__Directive__.
Retype the data that follows line by line, exactly, and leave its pictures out.

__Data block__.
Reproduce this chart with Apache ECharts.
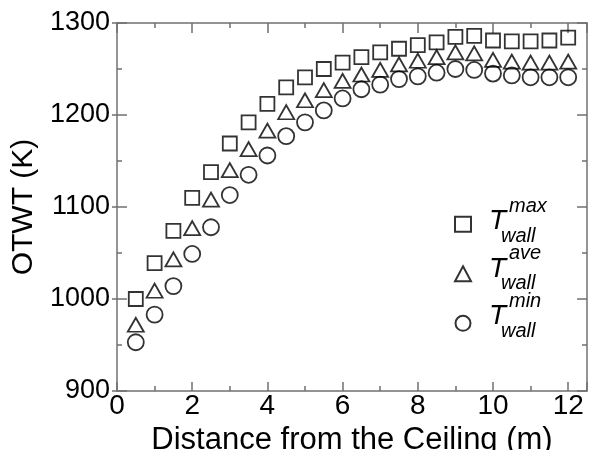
<!DOCTYPE html>
<html><head><meta charset="utf-8">
<script src="https://cdn.jsdelivr.net/npm/echarts@6/dist/echarts.min.js"></script>
<style>html,body{margin:0;padding:0;background:#fff}#c{width:589px;height:450px}</style>
</head><body><div id="c"></div>
<script>
const distance = [0.5,1,1.5,2,2.5,3,3.5,4,4.5,5,5.5,6,6.5,7,7.5,8,8.5,9,9.5,10,10.5,11,11.5,12];
const tMax = [1000,1039,1074,1110,1138,1169,1192,1212,1230,1241,1250,1257,1263,1268,1272,1276,1279,1285,1286,1281,1280,1280,1281,1284];
const tAve = [972,1009,1043,1077,1108,1140,1163,1183,1203,1216,1227,1237,1244,1249,1255,1259,1263,1268,1267,1260,1258,1257,1257,1258];
const tMin = [953,983,1014,1049,1078,1113,1135,1156,1177,1192,1205,1218,1228,1233,1239,1242,1246,1250,1249,1245,1243,1241,1241,1241];
const xTickLabels = [0,2,4,6,8,10,12];
const yTickLabels = [900,1000,1100,1200,1300];
const seriesNames = ['max','ave','min'];
const legendSub = 'wall';

const FONT = 'Liberation Sans';
const AX = '#707070';
const lineSt = {color: AX, width: 1.5};

function xAx(pos, interval, len, opts) {
  return Object.assign({
    type: 'value', position: pos, min: 0, max: 12.5, interval: interval,
    axisLine: {show: false, onZero: false, lineStyle: lineSt},
    axisTick: {show: true, inside: true, length: len, lineStyle: lineSt},
    axisLabel: {show: false},
    splitLine: {show: false}
  }, opts || {});
}
function yAx(pos, interval, len, inside, opts) {
  return Object.assign({
    type: 'value', position: pos, min: 900, max: 1300, interval: interval,
    axisLine: {show: false, onZero: false, lineStyle: lineSt},
    axisTick: {show: true, inside: inside, length: len, lineStyle: lineSt},
    axisLabel: {show: false},
    splitLine: {show: false}
  }, opts || {});
}

// legend label texts (T with superscript / subscript), placed next to the legend icons
const LEG_TOP = 223.3, LEG_STEP = 47.5;
const legendText = [];
seriesNames.forEach((n, i) => {
  const yc = LEG_TOP + LEG_STEP * i;
  const st = {fill: '#000', fontFamily: FONT, fontStyle: 'italic', textAlign: 'left', textVerticalAlign: 'middle'};
  legendText.push({type: 'text', x: 489, y: yc - 1.6, silent: true,
    style: Object.assign({}, st, {text: 'T', fontSize: 28})});
  legendText.push({type: 'text', x: 509, y: yc - 17, silent: true,
    style: Object.assign({}, st, {text: n, fontSize: 20})});
  legendText.push({type: 'text', x: 501, y: yc + 13, silent: true,
    style: Object.assign({}, st, {text: legendSub, fontSize: 20})});
});

const chart = echarts.init(document.getElementById('c'), null, {renderer: 'canvas'});
const sym = {color: 'rgba(255,255,255,0)', borderColor: '#000', borderWidth: 1.8};
chart.setOption({
  animation: false,
  backgroundColor: '#fff',
  grid: {left: 117, right: 2, top: 23, bottom: 59, containLabel: false, outerBoundsMode: 'none'},
  xAxis: [
    xAx('bottom', 2, 9, {
      axisLine: {show: true, onZero: false, lineStyle: lineSt},
      axisLabel: {show: true, fontSize: 28, color: '#000', fontFamily: FONT, margin: 1,
        formatter: v => xTickLabels.includes(v) ? String(v) : ''},
      name: 'Distance from the Ceiling (m)', nameLocation: 'middle', nameGap: 26,
      nameTextStyle: {fontSize: 31, color: '#000', fontFamily: FONT}
    }),
    xAx('bottom', 1, 5),
    xAx('top', 2, 10, {axisLine: {show: true, onZero: false, lineStyle: lineSt}}),
    xAx('top', 1, 5)
  ],
  yAxis: [
    yAx('left', 100, 10, true, {
      axisLine: {show: true, onZero: false, lineStyle: lineSt},
      axisLabel: {show: true, fontSize: 27, color: '#000', fontFamily: FONT, margin: 7,
        formatter: v => yTickLabels.includes(v) ? String(v) : ''},
      name: 'OTWT (K)', nameLocation: 'middle', nameGap: 77,
      nameTextStyle: {fontSize: 30, color: '#000', fontFamily: FONT}
    }),
    yAx('left', 50, 5, true),
    yAx('left', 100, 5, false),
    yAx('right', 100, 10, true, {axisLine: {show: true, onZero: false, lineStyle: lineSt}}),
    yAx('right', 50, 5, true)
  ],
  legend: {
    orient: 'vertical', left: 454, top: LEG_TOP - 7.5, padding: 0,
    itemWidth: 16, itemHeight: 15, itemGap: LEG_STEP - 15,
    selectedMode: false,
    data: [{name: 'max', icon: 'rect'}, {name: 'ave', icon: 'triangle'}, {name: 'min', icon: 'circle'}],
    formatter: () => '',
    textStyle: {fontSize: 1}
  },
  graphic: legendText,
  series: [
    {type: 'scatter', name: seriesNames[0], symbol: 'rect', symbolSize: 14, itemStyle: sym,
     data: distance.map((x, i) => [x, tMax[i]]), emphasis: {disabled: true}},
    {type: 'scatter', name: seriesNames[1], symbol: 'triangle', symbolSize: [16, 14], itemStyle: sym,
     data: distance.map((x, i) => [x, tAve[i]]), emphasis: {disabled: true}},
    {type: 'scatter', name: seriesNames[2], symbol: 'circle', symbolSize: 16, itemStyle: sym,
     data: distance.map((x, i) => [x, tMin[i]]), emphasis: {disabled: true}}
  ]
});
</script></body></html>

__Correct output__.
Reproduce this chart with Apache ECharts.
<!DOCTYPE html>
<html><head><meta charset="utf-8">
<script src="https://cdn.jsdelivr.net/npm/echarts@6/dist/echarts.min.js"></script>
<style>html,body{margin:0;padding:0;background:#fff}#c{width:589px;height:450px}</style>
</head><body><div id="c"></div>
<script>
const distance = [0.5,1,1.5,2,2.5,3,3.5,4,4.5,5,5.5,6,6.5,7,7.5,8,8.5,9,9.5,10,10.5,11,11.5,12];
const tMax = [1000,1039,1074,1110,1138,1169,1192,1212,1230,1241,1250,1257,1263,1268,1272,1276,1279,1285,1286,1281,1280,1280,1281,1284];
const tAve = [972,1009,1043,1077,1108,1140,1163,1183,1203,1216,1227,1237,1244,1249,1255,1259,1263,1268,1267,1260,1258,1257,1257,1258];
const tMin = [953,983,1014,1049,1078,1113,1135,1156,1177,1192,1205,1218,1228,1233,1239,1242,1246,1250,1249,1245,1243,1241,1241,1241];
const xTickLabels = [0,2,4,6,8,10,12];
const yTickLabels = [900,1000,1100,1200,1300];
const seriesNames = ['max','ave','min'];
const legendSub = 'wall';

const FONT = 'Liberation Sans';
const AX = '#707070';
const lineSt = {color: AX, width: 1.5};

function xAx(pos, interval, len, opts) {
  return Object.assign({
    type: 'value', position: pos, min: 0, max: 12.5, interval: interval,
    axisLine: {show: false, onZero: false, lineStyle: lineSt},
    axisTick: {show: true, inside: true, length: len, lineStyle: lineSt},
    axisLabel: {show: false},
    splitLine: {show: false}
  }, opts || {});
}
function yAx(pos, interval, len, inside, opts) {
  return Object.assign({
    type: 'value', position: pos, min: 900, max: 1300, interval: interval,
    axisLine: {show: false, onZero: false, lineStyle: lineSt},
    axisTick: {show: true, inside: inside, length: len, lineStyle: lineSt},
    axisLabel: {show: false},
    splitLine: {show: false}
  }, opts || {});
}

// legend label texts (T with superscript / subscript), placed next to the legend icons
const LEG_TOP = 223.3, LEG_STEP = 47.5;
const legendText = [];
seriesNames.forEach((n, i) => {
  const yc = LEG_TOP + LEG_STEP * i;
  const st = {fill: '#000', fontFamily: FONT, fontStyle: 'italic', textAlign: 'left', textVerticalAlign: 'middle'};
  legendText.push({type: 'text', x: 489, y: yc - 1.6, silent: true,
    style: Object.assign({}, st, {text: 'T', fontSize: 28})});
  legendText.push({type: 'text', x: 509, y: yc - 17, silent: true,
    style: Object.assign({}, st, {text: n, fontSize: 20})});
  legendText.push({type: 'text', x: 501, y: yc + 13, silent: true,
    style: Object.assign({}, st, {text: legendSub, fontSize: 20})});
});

const chart = echarts.init(document.getElementById('c'), null, {renderer: 'canvas'});
const sym = {color: 'rgba(255,255,255,0)', borderColor: '#000', borderWidth: 1.8};
chart.setOption({
  animation: false,
  backgroundColor: '#fff',
  grid: {left: 117, right: 2, top: 23, bottom: 59, containLabel: false, outerBoundsMode: 'none'},
  xAxis: [
    xAx('bottom', 2, 9, {
      axisLine: {show: true, onZero: false, lineStyle: lineSt},
      axisLabel: {show: true, fontSize: 28, color: '#000', fontFamily: FONT, margin: 1,
        formatter: v => xTickLabels.includes(v) ? String(v) : ''},
      name: 'Distance from the Ceiling (m)', nameLocation: 'middle', nameGap: 26,
      nameTextStyle: {fontSize: 31, color: '#000', fontFamily: FONT}
    }),
    xAx('bottom', 1, 5),
    xAx('top', 2, 10, {axisLine: {show: true, onZero: false, lineStyle: lineSt}}),
    xAx('top', 1, 5)
  ],
  yAxis: [
    yAx('left', 100, 10, true, {
      axisLine: {show: true, onZero: false, lineStyle: lineSt},
      axisLabel: {show: true, fontSize: 27, color: '#000', fontFamily: FONT, margin: 7,
        formatter: v => yTickLabels.includes(v) ? String(v) : ''},
      name: 'OTWT (K)', nameLocation: 'middle', nameGap: 77,
      nameTextStyle: {fontSize: 30, color: '#000', fontFamily: FONT}
    }),
    yAx('left', 50, 5, true),
    yAx('left', 100, 5, false),
    yAx('right', 100, 10, true, {axisLine: {show: true, onZero: false, lineStyle: lineSt}}),
    yAx('right', 50, 5, true)
  ],
  legend: {
    orient: 'vertical', left: 454, top: LEG_TOP - 7.5, padding: 0,
    itemWidth: 16, itemHeight: 15, itemGap: LEG_STEP - 15,
    selectedMode: false,
    data: [{name: 'max', icon: 'rect'}, {name: 'ave', icon: 'triangle'}, {name: 'min', icon: 'circle'}],
    formatter: () => '',
    textStyle: {fontSize: 1}
  },
  graphic: legendText,
  series: [
    {type: 'scatter', name: seriesNames[0], symbol: 'rect', symbolSize: 14, itemStyle: sym,
     data: distance.map((x, i) => [x, tMax[i]]), emphasis: {disabled: true}},
    {type: 'scatter', name: seriesNames[1], symbol: 'triangle', symbolSize: [16, 14], itemStyle: sym,
     data: distance.map((x, i) => [x, tAve[i]]), emphasis: {disabled: true}},
    {type: 'scatter', name: seriesNames[2], symbol: 'circle', symbolSize: 16, itemStyle: sym,
     data: distance.map((x, i) => [x, tMin[i]]), emphasis: {disabled: true}}
  ]
});
</script></body></html>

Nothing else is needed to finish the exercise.